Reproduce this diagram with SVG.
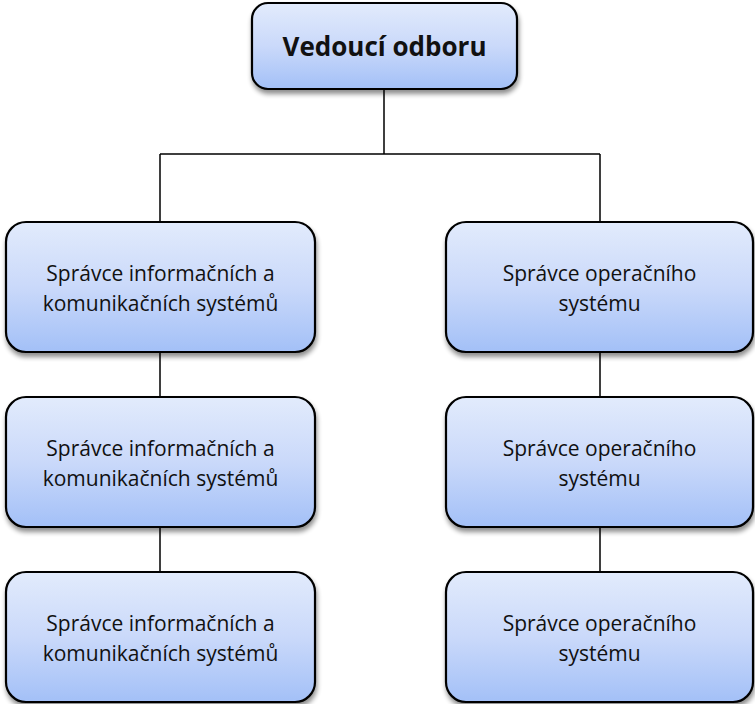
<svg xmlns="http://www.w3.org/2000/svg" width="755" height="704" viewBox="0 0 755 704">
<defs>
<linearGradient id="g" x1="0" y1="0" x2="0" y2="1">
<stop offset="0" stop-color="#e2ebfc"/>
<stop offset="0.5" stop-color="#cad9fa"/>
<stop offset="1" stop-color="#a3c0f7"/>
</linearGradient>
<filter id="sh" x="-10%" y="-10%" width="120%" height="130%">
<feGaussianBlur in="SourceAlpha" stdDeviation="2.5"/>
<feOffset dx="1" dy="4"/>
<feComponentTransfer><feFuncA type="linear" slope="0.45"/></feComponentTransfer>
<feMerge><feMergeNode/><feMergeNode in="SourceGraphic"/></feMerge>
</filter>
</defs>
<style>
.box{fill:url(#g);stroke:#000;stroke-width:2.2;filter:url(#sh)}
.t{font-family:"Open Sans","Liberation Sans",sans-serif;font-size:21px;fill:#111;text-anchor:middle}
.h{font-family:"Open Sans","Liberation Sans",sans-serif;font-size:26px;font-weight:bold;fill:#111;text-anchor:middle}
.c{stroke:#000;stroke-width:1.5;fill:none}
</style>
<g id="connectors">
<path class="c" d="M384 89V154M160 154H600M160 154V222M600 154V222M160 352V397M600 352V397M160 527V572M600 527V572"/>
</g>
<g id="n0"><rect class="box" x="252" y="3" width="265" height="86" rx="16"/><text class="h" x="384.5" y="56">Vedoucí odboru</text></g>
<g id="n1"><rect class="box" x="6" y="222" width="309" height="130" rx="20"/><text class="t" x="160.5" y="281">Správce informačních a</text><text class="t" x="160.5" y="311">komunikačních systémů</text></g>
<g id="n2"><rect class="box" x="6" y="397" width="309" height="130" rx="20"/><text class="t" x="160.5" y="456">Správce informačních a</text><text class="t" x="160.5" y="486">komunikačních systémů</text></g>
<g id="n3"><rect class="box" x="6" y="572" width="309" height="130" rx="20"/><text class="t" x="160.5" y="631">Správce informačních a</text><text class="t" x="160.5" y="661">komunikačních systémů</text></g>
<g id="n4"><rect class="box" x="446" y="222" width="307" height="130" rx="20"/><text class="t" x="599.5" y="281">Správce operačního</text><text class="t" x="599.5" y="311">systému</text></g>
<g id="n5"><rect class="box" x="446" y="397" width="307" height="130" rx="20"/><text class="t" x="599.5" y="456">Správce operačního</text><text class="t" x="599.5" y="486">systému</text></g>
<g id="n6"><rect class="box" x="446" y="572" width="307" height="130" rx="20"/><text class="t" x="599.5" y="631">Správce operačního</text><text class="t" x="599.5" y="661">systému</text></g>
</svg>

* _Description of the task_:
Leave the images out, please, and restate each line word for word.

* _Solution_:
Reproduce this diagram with SVG.
<svg xmlns="http://www.w3.org/2000/svg" width="755" height="704" viewBox="0 0 755 704">
<defs>
<linearGradient id="g" x1="0" y1="0" x2="0" y2="1">
<stop offset="0" stop-color="#e2ebfc"/>
<stop offset="0.5" stop-color="#cad9fa"/>
<stop offset="1" stop-color="#a3c0f7"/>
</linearGradient>
<filter id="sh" x="-10%" y="-10%" width="120%" height="130%">
<feGaussianBlur in="SourceAlpha" stdDeviation="2.5"/>
<feOffset dx="1" dy="4"/>
<feComponentTransfer><feFuncA type="linear" slope="0.45"/></feComponentTransfer>
<feMerge><feMergeNode/><feMergeNode in="SourceGraphic"/></feMerge>
</filter>
</defs>
<style>
.box{fill:url(#g);stroke:#000;stroke-width:2.2;filter:url(#sh)}
.t{font-family:"Open Sans","Liberation Sans",sans-serif;font-size:21px;fill:#111;text-anchor:middle}
.h{font-family:"Open Sans","Liberation Sans",sans-serif;font-size:26px;font-weight:bold;fill:#111;text-anchor:middle}
.c{stroke:#000;stroke-width:1.5;fill:none}
</style>
<g id="connectors">
<path class="c" d="M384 89V154M160 154H600M160 154V222M600 154V222M160 352V397M600 352V397M160 527V572M600 527V572"/>
</g>
<g id="n0"><rect class="box" x="252" y="3" width="265" height="86" rx="16"/><text class="h" x="384.5" y="56">Vedoucí odboru</text></g>
<g id="n1"><rect class="box" x="6" y="222" width="309" height="130" rx="20"/><text class="t" x="160.5" y="281">Správce informačních a</text><text class="t" x="160.5" y="311">komunikačních systémů</text></g>
<g id="n2"><rect class="box" x="6" y="397" width="309" height="130" rx="20"/><text class="t" x="160.5" y="456">Správce informačních a</text><text class="t" x="160.5" y="486">komunikačních systémů</text></g>
<g id="n3"><rect class="box" x="6" y="572" width="309" height="130" rx="20"/><text class="t" x="160.5" y="631">Správce informačních a</text><text class="t" x="160.5" y="661">komunikačních systémů</text></g>
<g id="n4"><rect class="box" x="446" y="222" width="307" height="130" rx="20"/><text class="t" x="599.5" y="281">Správce operačního</text><text class="t" x="599.5" y="311">systému</text></g>
<g id="n5"><rect class="box" x="446" y="397" width="307" height="130" rx="20"/><text class="t" x="599.5" y="456">Správce operačního</text><text class="t" x="599.5" y="486">systému</text></g>
<g id="n6"><rect class="box" x="446" y="572" width="307" height="130" rx="20"/><text class="t" x="599.5" y="631">Správce operačního</text><text class="t" x="599.5" y="661">systému</text></g>
</svg>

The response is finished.